The title of pastor’s spouse is something you have to figure out as far as what works for you. It’s learn-as-you-go no matter how long you do it. I’m the pastor’s husband, but I don’t have set responsibilities at St. Stephen. I let them know when I’m available, then I enthusiastically volunteer. Sometimes I will show up five minutes before worship, or, if I’m a greeter, I’ll show up 45 minutes early.
“We were the sole African Americans to come in the door of St. James Lutheran Church. On our first visit, some people wouldn’t shake our hands, even during the greeting.”

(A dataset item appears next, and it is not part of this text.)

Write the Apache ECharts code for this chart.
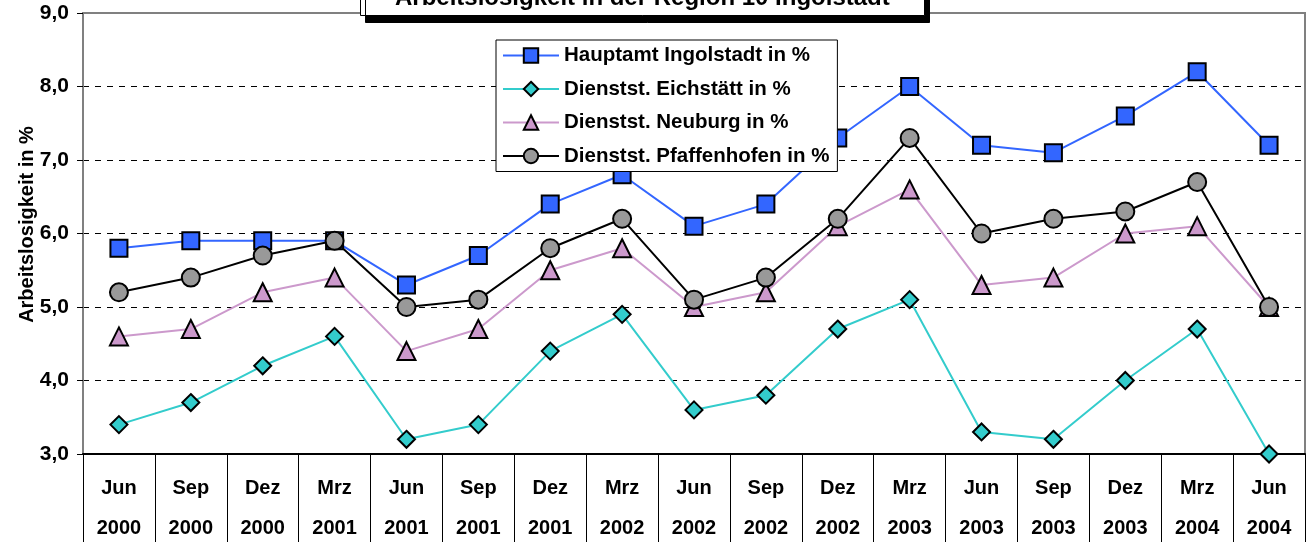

Before I joined the admissions team at Gettysburg, I was working in the finance industry. In fall 1985, when I started working there, Gettysburg was celebrating 10 students of color in its enrollment. Now our entire admissions team focuses on diversity. Today, 25-30% of our students occupy some sort of underrepresented ethnicity on campus.
One of my areas of national expertise is finding under-the-radar talent that might exist in a charter school or elsewhere and giving them the same chance as someone more economically privileged.
Young people give me hope—their energy, their brightness, their caring.
I pray for peace, equity and kindness for all people. For churches of all denominations to not be so segregated. For an end to hunger and injustice.
I’m a Lutheran because I can care about more than just me and my local congregation, and the Lutheran church gives you literally the opportunity to care about the world.
Supporting people who are food- and housing-insecure are my passions. I’m looking forward to the day I can begin volunteering in soup kitchens again and those soup kitchens can involve sitting and fellowship. When my wife was pastor of St. Paul in Evanston, we had a very, very active soup kitchen there.
“If you don’t catch people in their early teens and help them along in their faith journey, they’ll just say, ‘I’m done with church.’”
My first march was with relatives when I was 5 years old. It was a voting rights march. It would have been 1968. I went with a cousin whom we all called an aunt because she was part of my mom’s generation. The part that ended up being seared in my memory [was] getting separated. It was on the National Mall; tens of thousands of people were there. My relatives taught me to know my surroundings and what to do. I went to the lost and found. My aunt found me sitting there. It was cool to see that so many people cared about civil rights and voting rights. After we returned from the trip, she talked to me about this and why the march was important.
Music is my life! I lead an 11-piece band called What Breaks Loose. I’m also involved with musicians in the D.C. Metro area. I had the opportunity to perform in the Penn State Blue Band and perform in front of nearly 100,000 people. What a thrill!
Until we moved permanently to the D.C. area, I was a confirmation teacher for many decades at St. James. If you don’t catch people in their early teens and help them along in their faith journey, they’ll just say, “I’m done with church.” I find joy in seeing youth reciting the Lord’s Prayer or liturgy and helping them examine what it really means.
I had the gift of having been taught to cook by one of the first women to graduate from the Culinary Institute of America. Anything involving high-quality ingredients with a unique pairing is among my favorite to cook.
Grace means you’re always forgiven, and you’re always given the opportunity to forgive and love regardless of who the person is.
I see God any day that someone feels valued because they were listened to for the first time. Any time I can talk to a person and say their choice of college doesn’t have to be Gettysburg, that’s God showing presence beside me and within me.
Regardless of denomination, Sunday morning is still the most segregated time in the U.S. Let’s fix that. Let’s be less segregated and more inclusive, and let’s act it out and mean it so that churches truly are ethnically, socioeconomically and culturally blended.